独りぼっち   ・・・臨床医からのひと言


 

** 子どもたちに与えて下さい、独りぼっちの時間  **

 

何しろ忙しい子どもたち。そのことに気付いたのは1980年代後半だった。

「落ち着かない」からと母親に連れられてきたその少年は、まだ小学2年生というのに、「死ぬのが怖い」と言った。「生きる」ことさえ何のことだか分らないだろうに。

 


 毎週一回、一時間を遊戯療法で過ごした。治療もかなり進んだ頃、彼に問いかけた。

 『ねぇ僕! 一日、何でもしていい時間をあげたら、何をしたい?』

 漫画を読みたい・・・というだろうか? サッカーをしたいって言うだろうか? ××パークに行ってみたいって言うだろうか? TVを見たいっていうのかなぁ・・・?

 


 私の想像力の乏しさにあれほど打ちのめされた経験はない。

 「寝たいっ!」と、即座に彼が応えた。

 『寝たいっ??? 一日じゅうよ?』

 「一日中寝たい。

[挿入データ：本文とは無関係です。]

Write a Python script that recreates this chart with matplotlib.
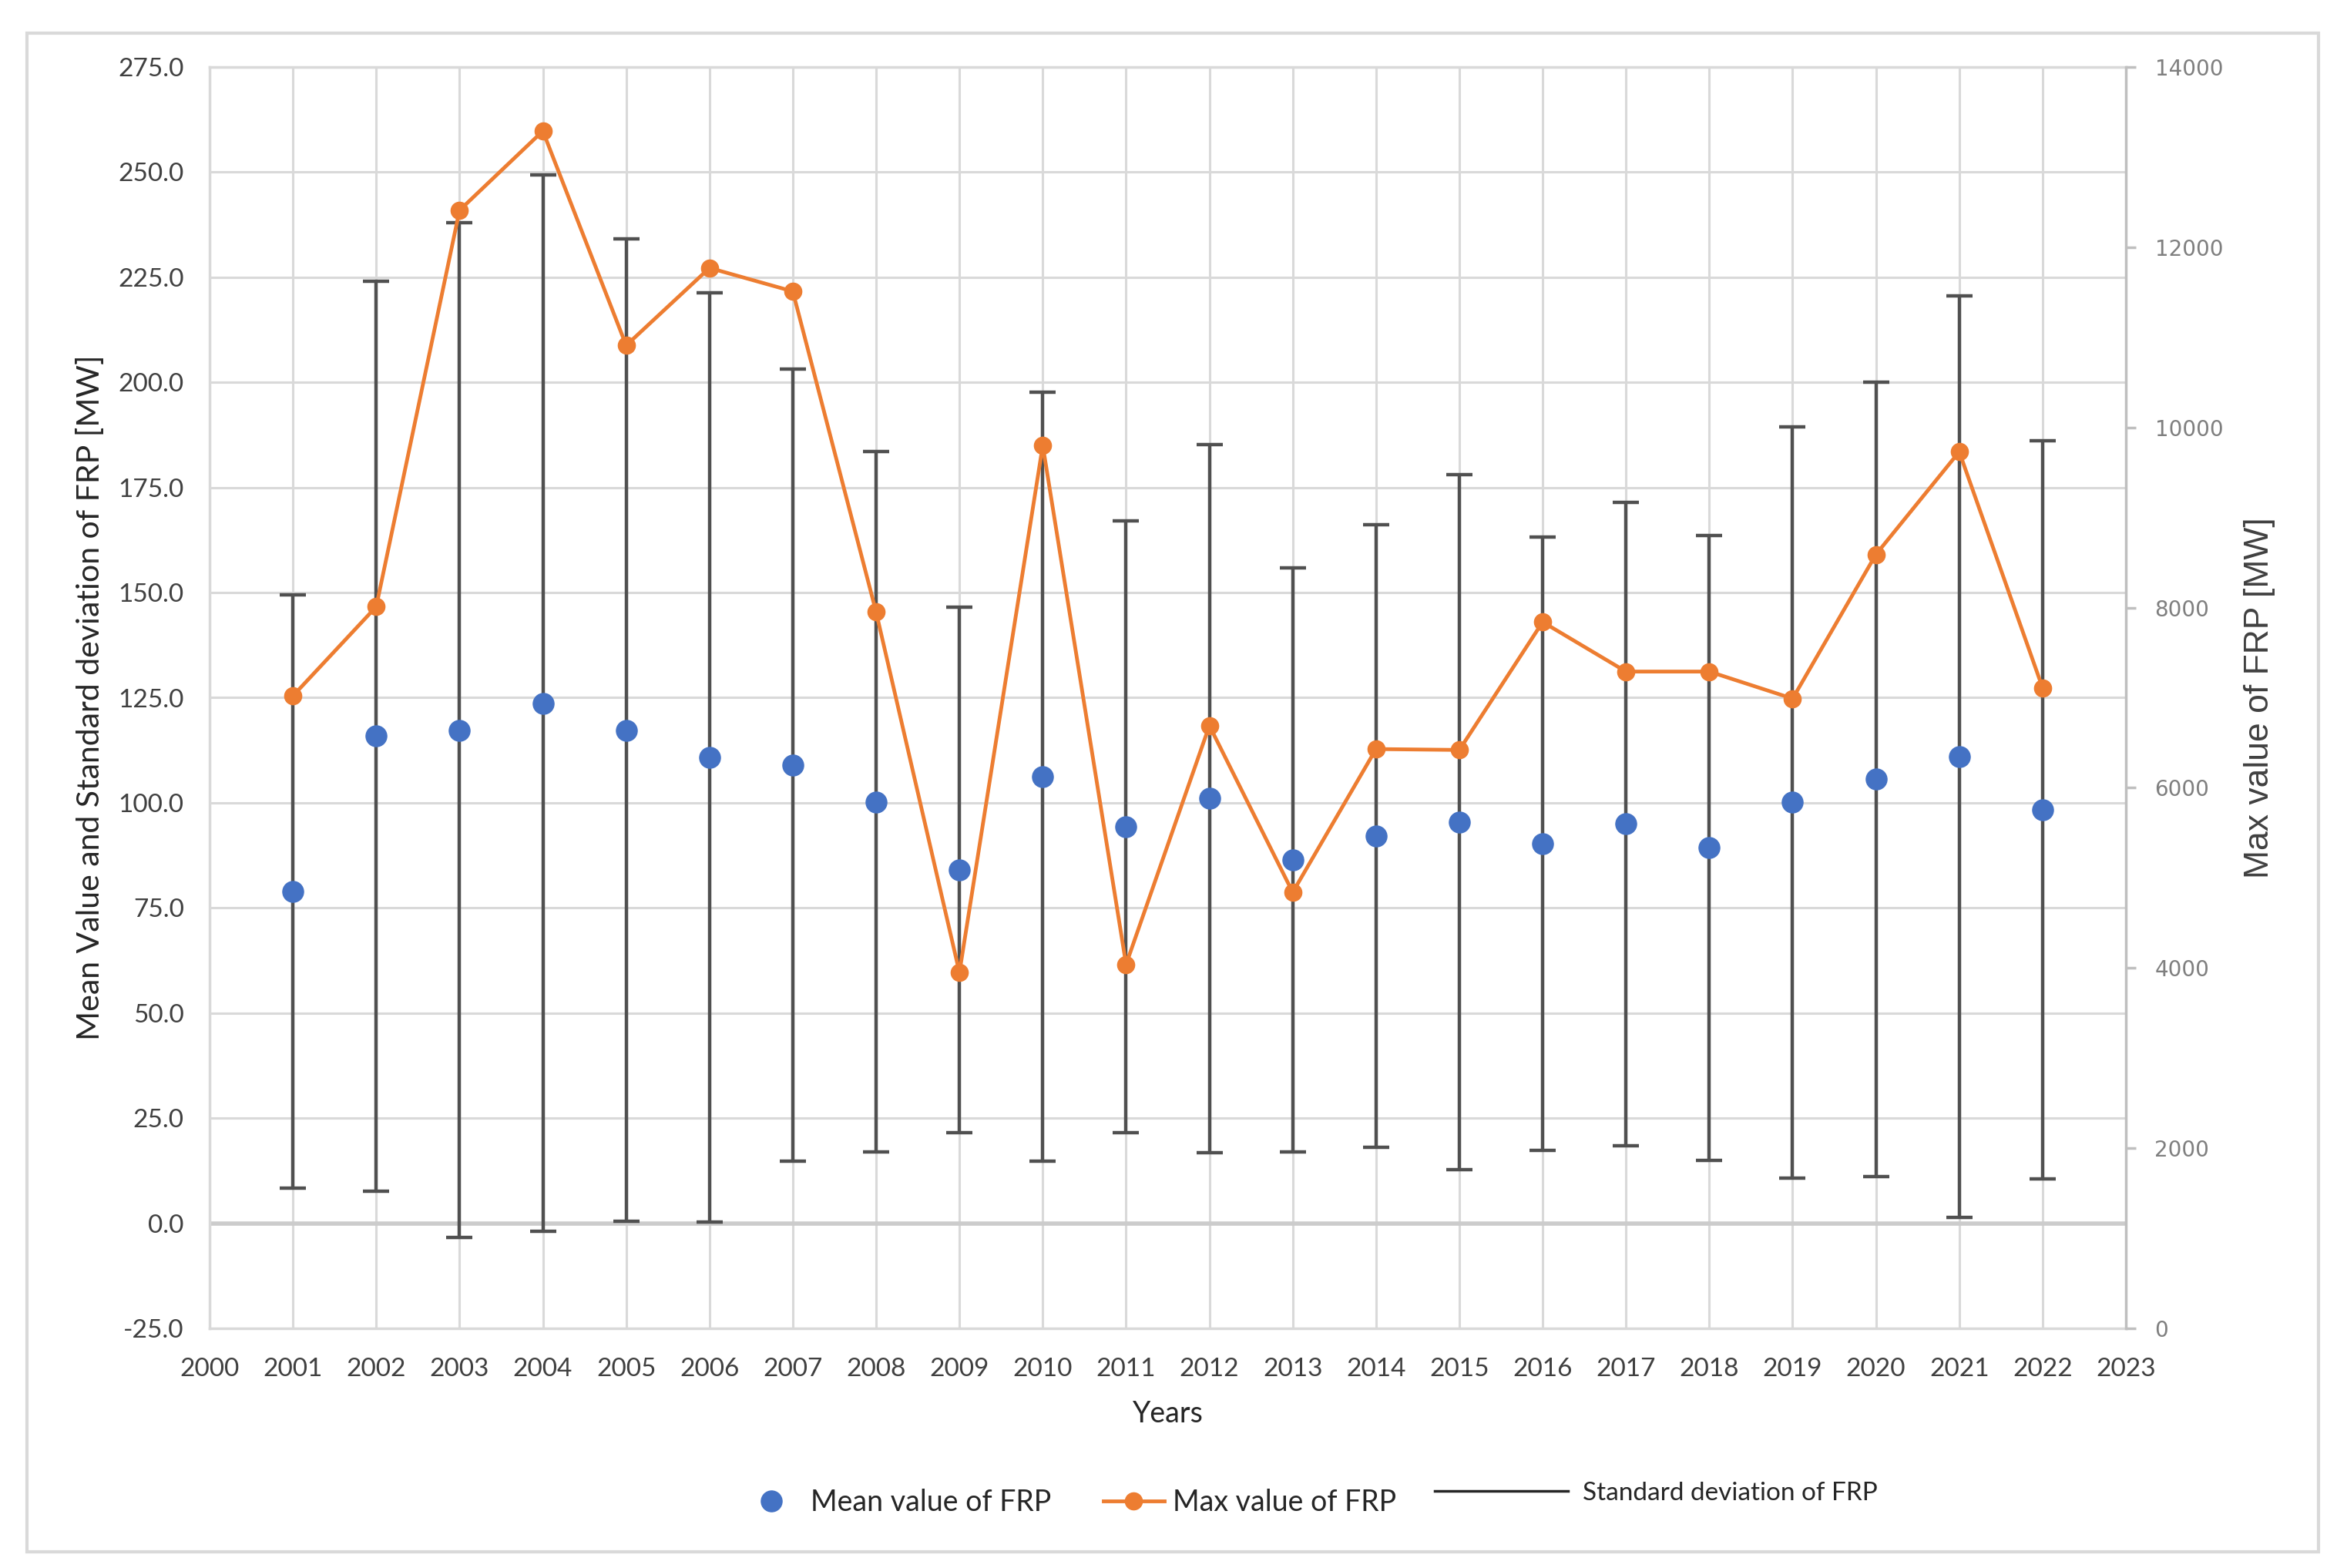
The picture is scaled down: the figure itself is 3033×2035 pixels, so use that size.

」彼がもう一度、はっきりと応えた。

 小学2年生の彼が一日中寝たい・・とは、どういうことなんだろう?? 

 

 子どもたちの生活時間に関心を持ち始めた。あれから、30年。

 TVはもはや、自室に1台になりつつある。携帯電話は大人だと2台3台、子どもたちも所持するようになった。いつでもどこでも情報を発信し、情報を取得し・・・。眼には入らない電波はともかくとして、情報の渦に取り囲まれて、今われわれは生きている。

 

 そして今、私は子どもたちの成長が心配だ。彼らの日々に、静けさがない。

 絶えず音を聴き、絶えず誰かと話し、絶えず何かを見ている彼ら。沈黙の時がない。静まり返った時間を、静まり返った空間を、彼らは知らない。体験する暇(イトマ)がない。

 子どもたちの心の成長が心配だ。

 その人らしい、その子らしい思考は、澄んだ、澱みのない静けさの中で、その人の脳細胞が、その子の脳細胞が、何かを求めて静かに動き始める時に、生まれる。

 

 なぁ―んにもせずに、独りぼっちでいる時間。

 情報の渦が奪ってしまった。大人からも子どもたちからも。

 

 彼らに、子どもたちに与えて下さい。静まり返った時間を、静まり返った空間を!

 彼らの脳細胞が、静かに動き始める時を待つ静かな時間・・・・・を。

どっちに向かって生きようか迷っている脳細胞が、動き始める時間を・・・。

 待ってあげて下さい。

 

 その子らしく、その人らしく、彼の彼女の人生を生き続けられるように!!

 これから生きる80年・・・。